Records with drawing code
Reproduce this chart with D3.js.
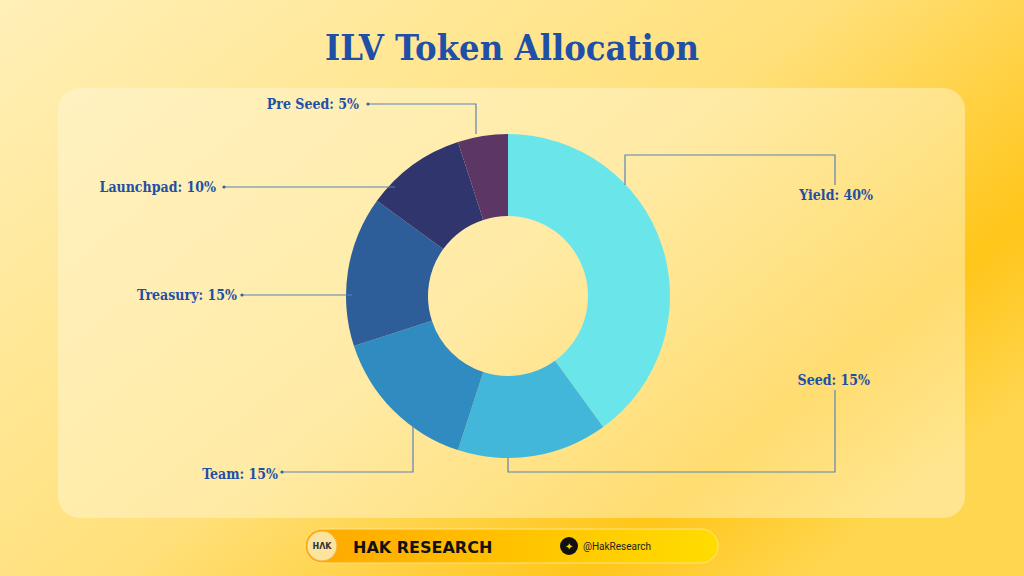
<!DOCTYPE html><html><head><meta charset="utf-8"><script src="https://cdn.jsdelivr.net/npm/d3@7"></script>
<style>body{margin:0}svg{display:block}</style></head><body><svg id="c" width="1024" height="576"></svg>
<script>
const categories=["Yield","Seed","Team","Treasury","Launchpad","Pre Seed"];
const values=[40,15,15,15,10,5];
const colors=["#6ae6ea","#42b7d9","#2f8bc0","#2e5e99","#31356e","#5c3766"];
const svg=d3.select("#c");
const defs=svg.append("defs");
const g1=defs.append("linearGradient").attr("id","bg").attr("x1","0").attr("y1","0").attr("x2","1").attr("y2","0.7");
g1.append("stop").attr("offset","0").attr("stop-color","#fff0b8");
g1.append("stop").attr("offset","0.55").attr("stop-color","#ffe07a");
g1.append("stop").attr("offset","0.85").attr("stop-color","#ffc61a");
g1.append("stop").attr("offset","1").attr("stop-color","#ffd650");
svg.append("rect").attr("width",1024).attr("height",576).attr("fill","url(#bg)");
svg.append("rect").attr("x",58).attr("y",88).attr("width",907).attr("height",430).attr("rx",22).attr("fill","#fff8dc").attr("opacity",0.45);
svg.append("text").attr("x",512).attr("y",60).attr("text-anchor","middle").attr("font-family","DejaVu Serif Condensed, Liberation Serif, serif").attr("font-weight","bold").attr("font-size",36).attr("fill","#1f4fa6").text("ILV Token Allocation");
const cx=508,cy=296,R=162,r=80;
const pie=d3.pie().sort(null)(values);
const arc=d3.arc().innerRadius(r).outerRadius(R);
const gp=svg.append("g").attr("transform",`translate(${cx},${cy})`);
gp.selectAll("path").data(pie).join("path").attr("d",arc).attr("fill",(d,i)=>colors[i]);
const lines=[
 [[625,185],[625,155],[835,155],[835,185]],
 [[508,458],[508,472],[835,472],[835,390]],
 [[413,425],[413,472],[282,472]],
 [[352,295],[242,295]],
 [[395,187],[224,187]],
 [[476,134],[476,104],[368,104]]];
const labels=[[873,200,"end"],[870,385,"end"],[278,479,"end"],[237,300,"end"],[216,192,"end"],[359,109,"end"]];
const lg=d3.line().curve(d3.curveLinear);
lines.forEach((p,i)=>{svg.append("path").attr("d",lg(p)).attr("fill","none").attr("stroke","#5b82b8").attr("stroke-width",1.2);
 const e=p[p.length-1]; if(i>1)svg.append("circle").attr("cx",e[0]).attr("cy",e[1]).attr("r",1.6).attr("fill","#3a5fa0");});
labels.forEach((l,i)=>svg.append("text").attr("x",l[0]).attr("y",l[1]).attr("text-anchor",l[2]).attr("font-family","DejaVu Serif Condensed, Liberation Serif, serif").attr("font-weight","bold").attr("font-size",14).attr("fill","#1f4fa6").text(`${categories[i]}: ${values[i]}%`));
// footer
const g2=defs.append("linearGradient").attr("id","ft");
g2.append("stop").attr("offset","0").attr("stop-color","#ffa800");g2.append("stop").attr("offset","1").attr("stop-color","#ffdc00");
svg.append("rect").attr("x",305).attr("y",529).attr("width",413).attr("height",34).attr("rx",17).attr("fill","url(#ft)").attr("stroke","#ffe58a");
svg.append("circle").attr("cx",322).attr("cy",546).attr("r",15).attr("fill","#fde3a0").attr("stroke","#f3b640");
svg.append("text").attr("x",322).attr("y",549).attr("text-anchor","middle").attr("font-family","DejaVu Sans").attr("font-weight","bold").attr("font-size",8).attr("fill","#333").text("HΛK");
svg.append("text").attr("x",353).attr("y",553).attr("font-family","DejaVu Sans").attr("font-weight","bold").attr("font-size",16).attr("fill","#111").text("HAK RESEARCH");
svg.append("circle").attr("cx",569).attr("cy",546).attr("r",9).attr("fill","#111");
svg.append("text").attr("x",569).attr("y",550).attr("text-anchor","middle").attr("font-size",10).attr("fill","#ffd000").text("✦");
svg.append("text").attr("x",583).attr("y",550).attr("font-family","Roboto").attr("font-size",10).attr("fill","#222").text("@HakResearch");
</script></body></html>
* * *
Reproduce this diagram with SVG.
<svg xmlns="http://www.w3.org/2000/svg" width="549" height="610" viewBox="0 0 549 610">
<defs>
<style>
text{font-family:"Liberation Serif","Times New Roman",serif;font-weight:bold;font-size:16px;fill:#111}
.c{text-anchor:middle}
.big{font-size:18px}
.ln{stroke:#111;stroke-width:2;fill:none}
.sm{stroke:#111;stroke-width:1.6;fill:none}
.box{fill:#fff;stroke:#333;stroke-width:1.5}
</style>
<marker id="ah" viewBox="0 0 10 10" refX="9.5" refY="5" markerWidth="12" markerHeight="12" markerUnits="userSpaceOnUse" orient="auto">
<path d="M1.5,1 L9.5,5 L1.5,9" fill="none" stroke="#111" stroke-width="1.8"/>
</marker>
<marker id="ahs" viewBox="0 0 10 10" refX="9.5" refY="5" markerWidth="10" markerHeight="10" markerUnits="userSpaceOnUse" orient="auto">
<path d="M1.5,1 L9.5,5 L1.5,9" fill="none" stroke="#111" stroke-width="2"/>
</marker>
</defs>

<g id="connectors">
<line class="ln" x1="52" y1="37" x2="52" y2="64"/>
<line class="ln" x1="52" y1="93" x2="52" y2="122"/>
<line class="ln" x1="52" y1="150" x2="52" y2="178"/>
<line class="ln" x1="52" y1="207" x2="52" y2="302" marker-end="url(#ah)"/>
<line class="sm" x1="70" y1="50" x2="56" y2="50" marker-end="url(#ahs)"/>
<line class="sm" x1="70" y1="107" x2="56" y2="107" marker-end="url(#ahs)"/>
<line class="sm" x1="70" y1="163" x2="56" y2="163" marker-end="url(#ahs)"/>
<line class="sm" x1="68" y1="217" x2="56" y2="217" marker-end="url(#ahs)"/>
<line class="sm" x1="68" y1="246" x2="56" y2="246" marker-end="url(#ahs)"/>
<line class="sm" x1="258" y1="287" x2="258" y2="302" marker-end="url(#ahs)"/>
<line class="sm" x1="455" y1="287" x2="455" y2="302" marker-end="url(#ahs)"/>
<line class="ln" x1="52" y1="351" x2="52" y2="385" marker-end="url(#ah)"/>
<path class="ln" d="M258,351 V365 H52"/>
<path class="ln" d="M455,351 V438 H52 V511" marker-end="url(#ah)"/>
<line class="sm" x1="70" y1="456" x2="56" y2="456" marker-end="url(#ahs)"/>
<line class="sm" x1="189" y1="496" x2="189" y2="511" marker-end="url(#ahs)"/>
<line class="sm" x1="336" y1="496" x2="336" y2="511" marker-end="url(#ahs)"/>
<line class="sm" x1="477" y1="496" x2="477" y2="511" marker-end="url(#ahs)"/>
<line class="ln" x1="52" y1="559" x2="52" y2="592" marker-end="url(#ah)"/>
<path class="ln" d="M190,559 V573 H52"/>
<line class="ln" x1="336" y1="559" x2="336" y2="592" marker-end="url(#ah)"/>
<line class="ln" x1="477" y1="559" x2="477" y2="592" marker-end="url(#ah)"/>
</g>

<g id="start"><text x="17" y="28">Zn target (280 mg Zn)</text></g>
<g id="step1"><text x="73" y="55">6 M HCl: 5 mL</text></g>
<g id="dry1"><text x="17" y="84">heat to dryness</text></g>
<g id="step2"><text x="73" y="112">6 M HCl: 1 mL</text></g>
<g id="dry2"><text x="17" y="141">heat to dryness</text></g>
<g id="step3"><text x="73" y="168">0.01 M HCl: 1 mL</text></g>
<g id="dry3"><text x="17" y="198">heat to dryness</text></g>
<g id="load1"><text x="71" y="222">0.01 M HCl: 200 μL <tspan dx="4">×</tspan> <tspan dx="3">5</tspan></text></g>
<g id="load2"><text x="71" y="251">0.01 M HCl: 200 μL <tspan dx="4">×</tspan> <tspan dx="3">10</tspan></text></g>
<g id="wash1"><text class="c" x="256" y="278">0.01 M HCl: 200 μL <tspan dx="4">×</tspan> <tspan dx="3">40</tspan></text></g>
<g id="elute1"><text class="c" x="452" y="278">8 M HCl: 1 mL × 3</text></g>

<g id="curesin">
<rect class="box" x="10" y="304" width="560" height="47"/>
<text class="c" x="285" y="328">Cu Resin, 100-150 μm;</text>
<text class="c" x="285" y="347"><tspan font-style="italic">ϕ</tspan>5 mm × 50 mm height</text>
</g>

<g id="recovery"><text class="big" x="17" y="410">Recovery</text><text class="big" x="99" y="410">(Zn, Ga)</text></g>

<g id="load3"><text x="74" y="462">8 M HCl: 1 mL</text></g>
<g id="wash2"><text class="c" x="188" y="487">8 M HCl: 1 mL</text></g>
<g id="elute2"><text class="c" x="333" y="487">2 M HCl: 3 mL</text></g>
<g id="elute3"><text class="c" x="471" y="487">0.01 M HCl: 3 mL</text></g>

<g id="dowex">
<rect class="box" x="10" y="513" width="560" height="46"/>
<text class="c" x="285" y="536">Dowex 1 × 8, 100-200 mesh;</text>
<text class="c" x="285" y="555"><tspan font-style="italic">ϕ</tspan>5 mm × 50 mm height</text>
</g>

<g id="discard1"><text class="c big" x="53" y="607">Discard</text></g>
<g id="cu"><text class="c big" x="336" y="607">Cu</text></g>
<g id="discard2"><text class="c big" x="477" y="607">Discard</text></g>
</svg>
* * *
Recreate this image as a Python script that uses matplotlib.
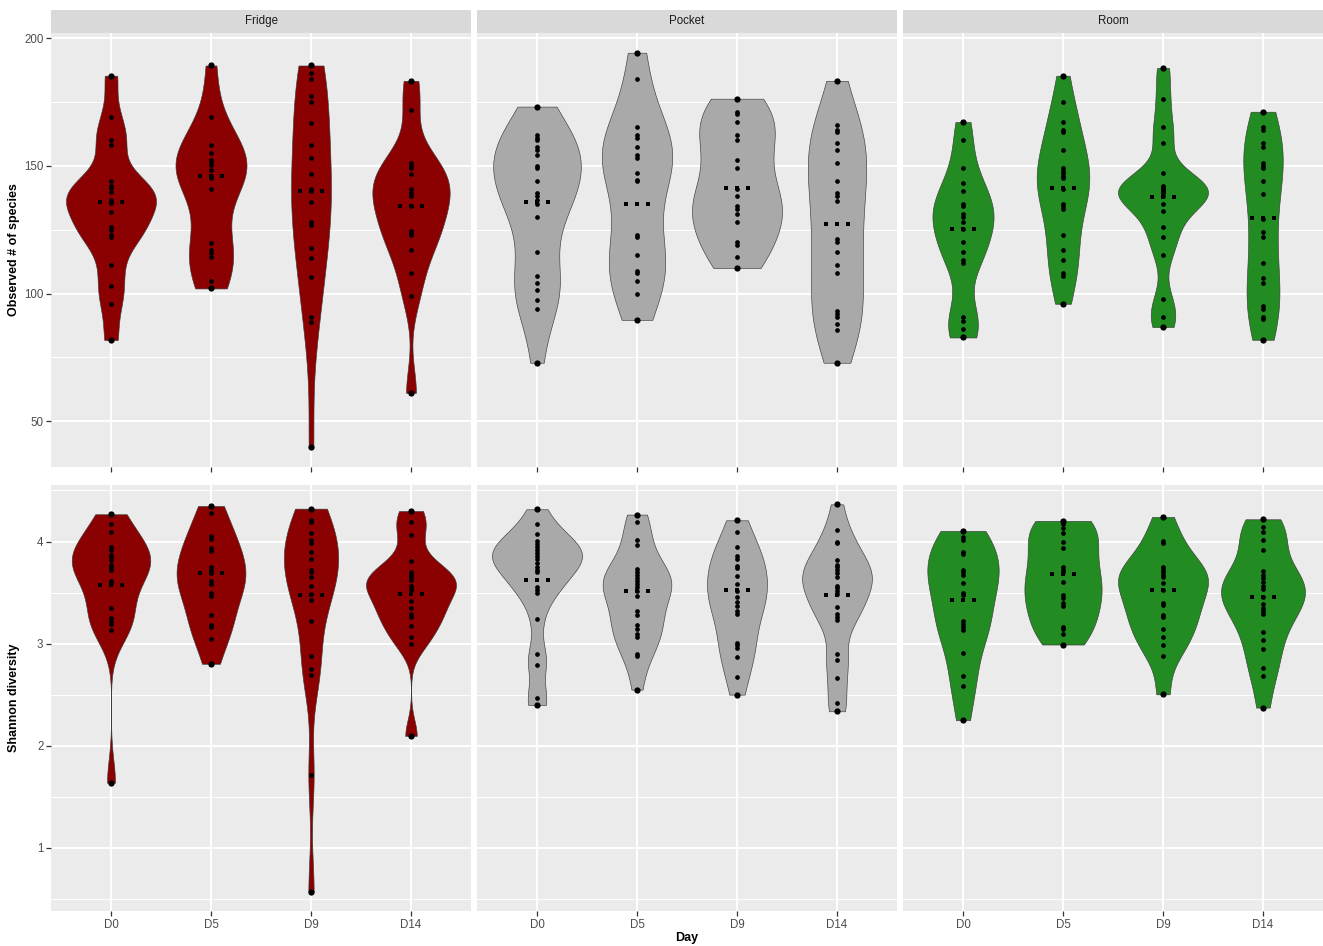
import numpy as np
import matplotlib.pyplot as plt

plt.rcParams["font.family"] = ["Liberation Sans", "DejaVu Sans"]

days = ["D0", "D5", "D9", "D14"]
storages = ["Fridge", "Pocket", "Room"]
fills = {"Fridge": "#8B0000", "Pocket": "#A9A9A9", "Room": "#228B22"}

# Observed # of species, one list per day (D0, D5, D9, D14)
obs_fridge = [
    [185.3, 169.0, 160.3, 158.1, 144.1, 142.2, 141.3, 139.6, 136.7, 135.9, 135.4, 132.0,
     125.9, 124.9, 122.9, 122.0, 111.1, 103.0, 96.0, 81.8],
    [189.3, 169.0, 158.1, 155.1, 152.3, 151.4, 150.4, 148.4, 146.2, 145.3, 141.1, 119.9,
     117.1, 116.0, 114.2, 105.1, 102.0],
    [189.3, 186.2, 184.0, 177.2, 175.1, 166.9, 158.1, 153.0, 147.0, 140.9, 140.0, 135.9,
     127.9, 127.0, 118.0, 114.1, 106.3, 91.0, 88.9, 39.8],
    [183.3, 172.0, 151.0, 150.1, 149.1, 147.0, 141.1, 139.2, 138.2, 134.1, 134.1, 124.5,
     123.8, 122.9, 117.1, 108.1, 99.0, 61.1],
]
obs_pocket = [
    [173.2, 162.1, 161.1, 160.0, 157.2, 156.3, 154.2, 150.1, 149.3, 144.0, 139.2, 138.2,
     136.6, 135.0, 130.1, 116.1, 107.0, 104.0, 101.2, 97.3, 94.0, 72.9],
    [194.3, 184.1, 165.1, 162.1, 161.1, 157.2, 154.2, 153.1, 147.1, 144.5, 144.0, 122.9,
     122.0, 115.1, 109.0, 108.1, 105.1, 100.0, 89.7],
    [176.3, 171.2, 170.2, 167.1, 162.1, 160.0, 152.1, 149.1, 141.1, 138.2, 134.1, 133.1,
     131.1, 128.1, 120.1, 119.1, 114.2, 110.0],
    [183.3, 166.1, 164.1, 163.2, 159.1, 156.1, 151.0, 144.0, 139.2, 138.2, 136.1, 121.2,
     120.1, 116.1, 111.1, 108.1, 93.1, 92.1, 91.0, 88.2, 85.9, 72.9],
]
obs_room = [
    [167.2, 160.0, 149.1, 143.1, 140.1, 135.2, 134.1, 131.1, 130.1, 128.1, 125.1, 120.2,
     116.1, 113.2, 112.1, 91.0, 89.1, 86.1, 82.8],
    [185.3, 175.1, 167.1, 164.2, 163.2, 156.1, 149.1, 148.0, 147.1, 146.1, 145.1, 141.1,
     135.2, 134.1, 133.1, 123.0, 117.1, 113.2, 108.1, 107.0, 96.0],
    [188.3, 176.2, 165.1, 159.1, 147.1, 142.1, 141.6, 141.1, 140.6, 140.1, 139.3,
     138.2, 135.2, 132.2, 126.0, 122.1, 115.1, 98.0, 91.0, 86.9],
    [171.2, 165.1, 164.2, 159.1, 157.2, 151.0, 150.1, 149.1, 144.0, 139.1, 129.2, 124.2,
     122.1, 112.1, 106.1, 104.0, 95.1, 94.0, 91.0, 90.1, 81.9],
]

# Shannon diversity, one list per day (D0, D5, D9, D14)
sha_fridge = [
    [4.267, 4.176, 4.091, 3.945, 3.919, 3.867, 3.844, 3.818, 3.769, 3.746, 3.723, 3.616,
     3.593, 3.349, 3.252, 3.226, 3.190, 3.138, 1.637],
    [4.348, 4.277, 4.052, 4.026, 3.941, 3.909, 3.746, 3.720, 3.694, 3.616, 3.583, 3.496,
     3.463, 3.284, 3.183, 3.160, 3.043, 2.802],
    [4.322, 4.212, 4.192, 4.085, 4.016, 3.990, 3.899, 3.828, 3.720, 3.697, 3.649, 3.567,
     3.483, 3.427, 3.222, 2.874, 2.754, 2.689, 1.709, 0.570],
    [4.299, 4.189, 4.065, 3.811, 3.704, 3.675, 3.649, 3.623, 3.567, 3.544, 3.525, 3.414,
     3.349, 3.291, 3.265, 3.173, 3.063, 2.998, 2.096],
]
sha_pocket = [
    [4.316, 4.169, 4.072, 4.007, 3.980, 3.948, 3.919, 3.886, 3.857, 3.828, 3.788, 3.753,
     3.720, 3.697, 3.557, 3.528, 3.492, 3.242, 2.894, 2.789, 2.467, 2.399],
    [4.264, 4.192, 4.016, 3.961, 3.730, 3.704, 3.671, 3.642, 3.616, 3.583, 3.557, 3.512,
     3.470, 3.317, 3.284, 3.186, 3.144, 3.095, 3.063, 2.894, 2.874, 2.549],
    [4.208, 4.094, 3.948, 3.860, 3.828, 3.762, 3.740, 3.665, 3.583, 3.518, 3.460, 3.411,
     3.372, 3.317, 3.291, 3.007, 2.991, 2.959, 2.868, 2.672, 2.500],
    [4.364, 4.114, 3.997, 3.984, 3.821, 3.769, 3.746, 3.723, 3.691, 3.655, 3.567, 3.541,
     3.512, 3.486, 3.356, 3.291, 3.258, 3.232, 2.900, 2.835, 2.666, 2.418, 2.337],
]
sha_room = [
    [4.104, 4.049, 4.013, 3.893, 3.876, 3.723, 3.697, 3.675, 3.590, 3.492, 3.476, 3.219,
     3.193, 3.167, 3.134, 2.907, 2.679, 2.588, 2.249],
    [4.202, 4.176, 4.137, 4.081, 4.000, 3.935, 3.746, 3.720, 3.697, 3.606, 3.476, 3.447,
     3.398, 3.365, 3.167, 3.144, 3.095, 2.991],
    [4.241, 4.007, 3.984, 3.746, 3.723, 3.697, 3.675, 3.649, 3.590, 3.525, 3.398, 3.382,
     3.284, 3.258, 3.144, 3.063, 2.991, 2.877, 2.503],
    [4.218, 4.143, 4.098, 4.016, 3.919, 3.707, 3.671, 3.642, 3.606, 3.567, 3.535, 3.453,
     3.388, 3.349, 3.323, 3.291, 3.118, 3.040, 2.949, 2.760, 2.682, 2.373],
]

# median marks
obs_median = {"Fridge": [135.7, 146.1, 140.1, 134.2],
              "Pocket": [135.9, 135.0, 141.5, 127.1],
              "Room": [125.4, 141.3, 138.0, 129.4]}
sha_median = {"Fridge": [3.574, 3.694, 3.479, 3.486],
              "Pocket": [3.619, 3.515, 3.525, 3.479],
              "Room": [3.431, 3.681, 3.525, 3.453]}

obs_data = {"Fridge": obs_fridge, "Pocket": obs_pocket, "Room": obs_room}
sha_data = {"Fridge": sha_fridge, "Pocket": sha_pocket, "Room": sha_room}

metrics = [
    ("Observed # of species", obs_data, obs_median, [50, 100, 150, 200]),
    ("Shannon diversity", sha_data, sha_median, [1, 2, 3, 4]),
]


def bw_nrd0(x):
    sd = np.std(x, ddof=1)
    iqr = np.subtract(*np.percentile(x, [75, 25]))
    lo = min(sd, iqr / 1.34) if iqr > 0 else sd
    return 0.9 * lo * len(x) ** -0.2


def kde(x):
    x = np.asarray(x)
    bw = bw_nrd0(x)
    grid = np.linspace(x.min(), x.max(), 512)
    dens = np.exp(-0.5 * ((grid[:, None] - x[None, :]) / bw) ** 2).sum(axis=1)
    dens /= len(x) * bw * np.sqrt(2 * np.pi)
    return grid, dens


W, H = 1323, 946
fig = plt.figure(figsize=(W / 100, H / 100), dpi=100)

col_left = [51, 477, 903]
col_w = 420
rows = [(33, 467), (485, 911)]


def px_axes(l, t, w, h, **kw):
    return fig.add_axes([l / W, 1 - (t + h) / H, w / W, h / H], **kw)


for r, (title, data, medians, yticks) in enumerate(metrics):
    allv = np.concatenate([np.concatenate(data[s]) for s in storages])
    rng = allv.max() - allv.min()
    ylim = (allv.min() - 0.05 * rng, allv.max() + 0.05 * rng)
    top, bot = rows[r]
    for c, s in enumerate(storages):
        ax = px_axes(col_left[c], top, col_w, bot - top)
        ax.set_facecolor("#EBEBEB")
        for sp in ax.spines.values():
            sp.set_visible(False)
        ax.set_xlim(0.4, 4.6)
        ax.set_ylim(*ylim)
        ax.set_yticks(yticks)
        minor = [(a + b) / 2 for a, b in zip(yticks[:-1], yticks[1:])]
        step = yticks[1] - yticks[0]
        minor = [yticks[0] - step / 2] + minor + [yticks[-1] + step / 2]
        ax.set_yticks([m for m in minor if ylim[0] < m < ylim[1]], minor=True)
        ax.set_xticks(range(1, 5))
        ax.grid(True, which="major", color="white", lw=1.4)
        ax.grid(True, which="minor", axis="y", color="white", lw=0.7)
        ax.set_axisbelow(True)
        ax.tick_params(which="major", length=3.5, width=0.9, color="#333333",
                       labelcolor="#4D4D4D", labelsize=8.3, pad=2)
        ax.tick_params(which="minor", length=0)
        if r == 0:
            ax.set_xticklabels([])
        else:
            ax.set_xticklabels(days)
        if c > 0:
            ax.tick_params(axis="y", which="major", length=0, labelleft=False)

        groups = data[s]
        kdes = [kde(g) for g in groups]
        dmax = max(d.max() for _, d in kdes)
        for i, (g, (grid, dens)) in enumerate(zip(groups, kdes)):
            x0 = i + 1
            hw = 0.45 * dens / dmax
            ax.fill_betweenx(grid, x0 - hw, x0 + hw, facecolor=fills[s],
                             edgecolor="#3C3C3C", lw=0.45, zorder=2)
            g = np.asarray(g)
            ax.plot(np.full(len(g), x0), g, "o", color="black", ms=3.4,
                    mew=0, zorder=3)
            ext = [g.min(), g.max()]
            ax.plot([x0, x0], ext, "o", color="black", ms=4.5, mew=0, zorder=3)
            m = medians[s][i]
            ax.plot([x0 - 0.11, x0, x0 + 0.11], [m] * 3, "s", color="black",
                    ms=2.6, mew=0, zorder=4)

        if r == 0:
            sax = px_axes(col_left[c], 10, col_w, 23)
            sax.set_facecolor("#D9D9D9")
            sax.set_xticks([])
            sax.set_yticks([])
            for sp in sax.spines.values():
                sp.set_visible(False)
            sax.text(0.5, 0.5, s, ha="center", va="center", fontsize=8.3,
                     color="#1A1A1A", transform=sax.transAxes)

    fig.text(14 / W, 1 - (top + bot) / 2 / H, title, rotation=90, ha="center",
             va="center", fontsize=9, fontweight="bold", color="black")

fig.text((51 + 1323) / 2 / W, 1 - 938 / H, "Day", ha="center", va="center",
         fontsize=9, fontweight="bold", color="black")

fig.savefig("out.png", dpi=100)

Written instruction - Filter out every line that lacks the word "matplotlib", and copy the rest.

Answer to this problem -
Recreate this image as a Python script that uses matplotlib.
import matplotlib.pyplot as plt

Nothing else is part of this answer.